11/29/2018
By Ollie Gratzinger | Opinions Editor
A photograph taken last spring has recently gone viral, sparking outrage among Holocaust memorial groups and concerned citizens alike. In it, a group of high-school-aged and mostly white young men from Wisconsin posed for a prom picture, their faces alight with laughter and their arms held high in a Nazi salute.
Even though the photographer, a parent, claimed the boys were simply waving goodbye to their mothers and fathers, testimony from a fellow student, seen in the top right of the picture not taking part, confirmed the intentions of his peers and claimed that “they knew it was wrong, but they still did it.”

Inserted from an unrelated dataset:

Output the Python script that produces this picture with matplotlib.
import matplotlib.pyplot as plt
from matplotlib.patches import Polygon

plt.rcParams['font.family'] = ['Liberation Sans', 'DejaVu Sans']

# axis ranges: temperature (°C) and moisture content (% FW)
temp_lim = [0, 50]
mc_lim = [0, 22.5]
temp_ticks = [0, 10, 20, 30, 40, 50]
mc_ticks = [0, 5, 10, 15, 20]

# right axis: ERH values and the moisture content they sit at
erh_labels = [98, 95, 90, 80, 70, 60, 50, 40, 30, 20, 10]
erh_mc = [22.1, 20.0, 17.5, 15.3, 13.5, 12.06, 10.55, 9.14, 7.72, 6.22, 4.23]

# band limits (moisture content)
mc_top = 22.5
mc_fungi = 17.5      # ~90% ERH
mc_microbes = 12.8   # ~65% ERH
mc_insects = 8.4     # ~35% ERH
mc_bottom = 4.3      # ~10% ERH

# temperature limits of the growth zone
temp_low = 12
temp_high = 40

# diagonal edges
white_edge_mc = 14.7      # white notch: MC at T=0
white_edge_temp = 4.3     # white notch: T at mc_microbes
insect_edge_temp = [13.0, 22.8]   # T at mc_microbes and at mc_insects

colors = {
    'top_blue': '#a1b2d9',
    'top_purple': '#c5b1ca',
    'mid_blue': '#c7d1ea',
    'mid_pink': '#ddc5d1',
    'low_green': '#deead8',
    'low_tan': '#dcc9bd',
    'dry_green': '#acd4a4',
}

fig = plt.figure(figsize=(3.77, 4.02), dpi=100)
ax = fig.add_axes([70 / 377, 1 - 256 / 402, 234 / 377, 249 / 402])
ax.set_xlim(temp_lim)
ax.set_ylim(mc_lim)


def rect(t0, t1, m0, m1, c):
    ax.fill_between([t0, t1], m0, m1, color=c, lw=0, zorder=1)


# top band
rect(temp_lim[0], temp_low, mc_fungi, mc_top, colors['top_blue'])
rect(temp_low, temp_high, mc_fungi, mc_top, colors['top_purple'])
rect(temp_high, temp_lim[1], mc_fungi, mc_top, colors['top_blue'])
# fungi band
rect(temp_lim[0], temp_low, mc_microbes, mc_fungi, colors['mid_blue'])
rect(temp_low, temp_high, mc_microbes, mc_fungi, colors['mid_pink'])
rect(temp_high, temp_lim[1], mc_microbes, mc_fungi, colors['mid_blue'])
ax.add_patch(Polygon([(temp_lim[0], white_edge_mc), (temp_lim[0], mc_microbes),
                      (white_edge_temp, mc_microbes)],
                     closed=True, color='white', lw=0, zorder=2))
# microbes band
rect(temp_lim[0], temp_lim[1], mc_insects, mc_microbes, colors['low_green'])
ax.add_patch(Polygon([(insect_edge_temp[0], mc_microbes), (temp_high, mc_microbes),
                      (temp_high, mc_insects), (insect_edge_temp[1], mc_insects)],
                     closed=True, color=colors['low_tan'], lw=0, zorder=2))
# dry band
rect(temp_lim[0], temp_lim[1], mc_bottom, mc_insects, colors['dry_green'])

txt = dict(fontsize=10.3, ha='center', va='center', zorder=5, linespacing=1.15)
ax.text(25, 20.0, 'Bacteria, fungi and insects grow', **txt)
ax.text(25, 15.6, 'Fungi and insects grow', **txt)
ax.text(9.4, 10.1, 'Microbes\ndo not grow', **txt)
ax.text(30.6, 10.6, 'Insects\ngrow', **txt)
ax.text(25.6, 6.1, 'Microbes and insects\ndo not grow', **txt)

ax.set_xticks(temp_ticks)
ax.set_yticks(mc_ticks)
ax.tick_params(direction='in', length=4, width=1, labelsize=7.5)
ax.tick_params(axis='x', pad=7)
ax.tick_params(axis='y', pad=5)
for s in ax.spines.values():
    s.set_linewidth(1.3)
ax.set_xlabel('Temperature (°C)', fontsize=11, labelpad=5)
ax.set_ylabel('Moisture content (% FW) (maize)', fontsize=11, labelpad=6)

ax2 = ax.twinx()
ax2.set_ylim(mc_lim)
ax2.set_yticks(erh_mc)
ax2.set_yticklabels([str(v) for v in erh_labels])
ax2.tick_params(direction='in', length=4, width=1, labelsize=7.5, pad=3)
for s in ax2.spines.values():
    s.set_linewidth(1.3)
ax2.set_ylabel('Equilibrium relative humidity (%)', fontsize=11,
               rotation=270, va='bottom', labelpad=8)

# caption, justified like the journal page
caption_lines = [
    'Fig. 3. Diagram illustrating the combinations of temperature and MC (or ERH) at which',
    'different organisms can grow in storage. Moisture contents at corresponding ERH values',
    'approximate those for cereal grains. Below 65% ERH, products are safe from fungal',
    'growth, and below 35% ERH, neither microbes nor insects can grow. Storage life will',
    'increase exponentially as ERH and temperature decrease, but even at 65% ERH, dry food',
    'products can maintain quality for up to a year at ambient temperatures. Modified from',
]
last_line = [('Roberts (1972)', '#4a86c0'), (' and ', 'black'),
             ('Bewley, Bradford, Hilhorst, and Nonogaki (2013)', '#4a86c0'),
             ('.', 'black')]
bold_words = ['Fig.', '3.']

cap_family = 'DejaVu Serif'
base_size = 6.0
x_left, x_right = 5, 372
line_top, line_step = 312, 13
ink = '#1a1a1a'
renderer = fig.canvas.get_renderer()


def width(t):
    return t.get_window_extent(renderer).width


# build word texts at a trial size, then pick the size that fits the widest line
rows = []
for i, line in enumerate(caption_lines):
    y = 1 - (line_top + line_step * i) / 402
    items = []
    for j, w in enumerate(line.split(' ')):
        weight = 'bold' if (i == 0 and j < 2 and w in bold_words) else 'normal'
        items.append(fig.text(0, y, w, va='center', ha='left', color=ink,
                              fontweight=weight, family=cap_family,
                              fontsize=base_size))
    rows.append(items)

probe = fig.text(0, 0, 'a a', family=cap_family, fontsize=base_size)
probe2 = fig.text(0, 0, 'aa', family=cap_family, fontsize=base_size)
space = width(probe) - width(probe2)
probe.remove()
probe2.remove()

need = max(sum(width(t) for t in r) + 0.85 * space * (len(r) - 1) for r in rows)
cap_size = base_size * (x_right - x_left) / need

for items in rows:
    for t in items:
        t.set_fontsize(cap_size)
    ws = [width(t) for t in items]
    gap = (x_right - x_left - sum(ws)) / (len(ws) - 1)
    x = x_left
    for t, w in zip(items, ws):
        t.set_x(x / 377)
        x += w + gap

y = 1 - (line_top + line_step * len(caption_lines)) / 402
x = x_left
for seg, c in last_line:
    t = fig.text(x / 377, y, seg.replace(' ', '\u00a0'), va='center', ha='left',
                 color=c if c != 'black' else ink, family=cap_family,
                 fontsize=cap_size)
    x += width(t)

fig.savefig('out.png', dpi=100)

The blunt cultural insensitivity and historical blindness seems obvious, and yet according to NBC News, Baraboo School District won’t punish the students involved because of their “First Amendment rights.”
Young girls can be punished for showing their shoulders in school, sent home if their skirts are too short or made to change if their outfit is considered “distracting.” But, as it turns out, young men who salute Hitler and praise white power in their pre-prom photos can get off scot-free. The double standard is as insidious as it is obvious.
Furthermore, many school districts don’t allow their students to wear bandanas, hoods or hats because of fears surrounding gang affiliations, and in others, you can be suspended for finger guns or other symbols perceived as crude. I can’t think of a symbol more crude and offensive than the Nazi salute, especially so soon after 11 Jews were killed barely 15 minutes away from Duquesne’s campus.
For Jews, the social wounds from last month’s horror are still tender and raw, and even though the picture was taken long before, it still plays into the kind of horrid rhetoric that makes terrible things like Oct. 27 possible, and makes it even harder to heal from.
This isn’t an issue of free speech: It’s about the safety and wellbeing of all students in all schools. First Amendment rights shouldn’t protect those who act hatefully from the consequences of their actions. In fact, it’s time we modify and update the Constitution so that it can better apply to the vices and virtues of modernity.
A lot has changed since 1776 and since 1791, when the First Amendment was initially adopted as one of the 10 amendments in the Bill of Rights. Hitler hadn’t happened yet. No one was walking around throwing up the Nazi salute back then. So much of our history hadn’t yet been conceived, so every time we evoke First Amendment rights in issues like this, we’re calling upon ghosts from an era long passed. We bind ourselves to a time that isn’t ours, to people whose writing doesn’t reflect the social conscious we claimed to have developed over the years.
When the Founding Fathers wrote the Bill of Rights, they hadn’t anticipated the way the world would be in 2018. They hadn’t anticipated the Holocaust. They didn’t know or particularly care about the social repercussions of hate speech and hateful gestures. How, then, could the actions of the boys in Wisconsin be protected by something that hadn’t been anticipated at all?
Baraboo School District has a responsibility to protect all of its students from the ignorance and bigotry that propagates hate. By failing to punish the boys involved in this incident, it’s indirectly sending a message that the kind of behavior they demonstrated is not only acceptable, but protected. This epitomizes the privilege of young, suburban white men and encourages a cycle of consequence evasion. We need to combat hate in our society before it becomes too late to fix what’s broken.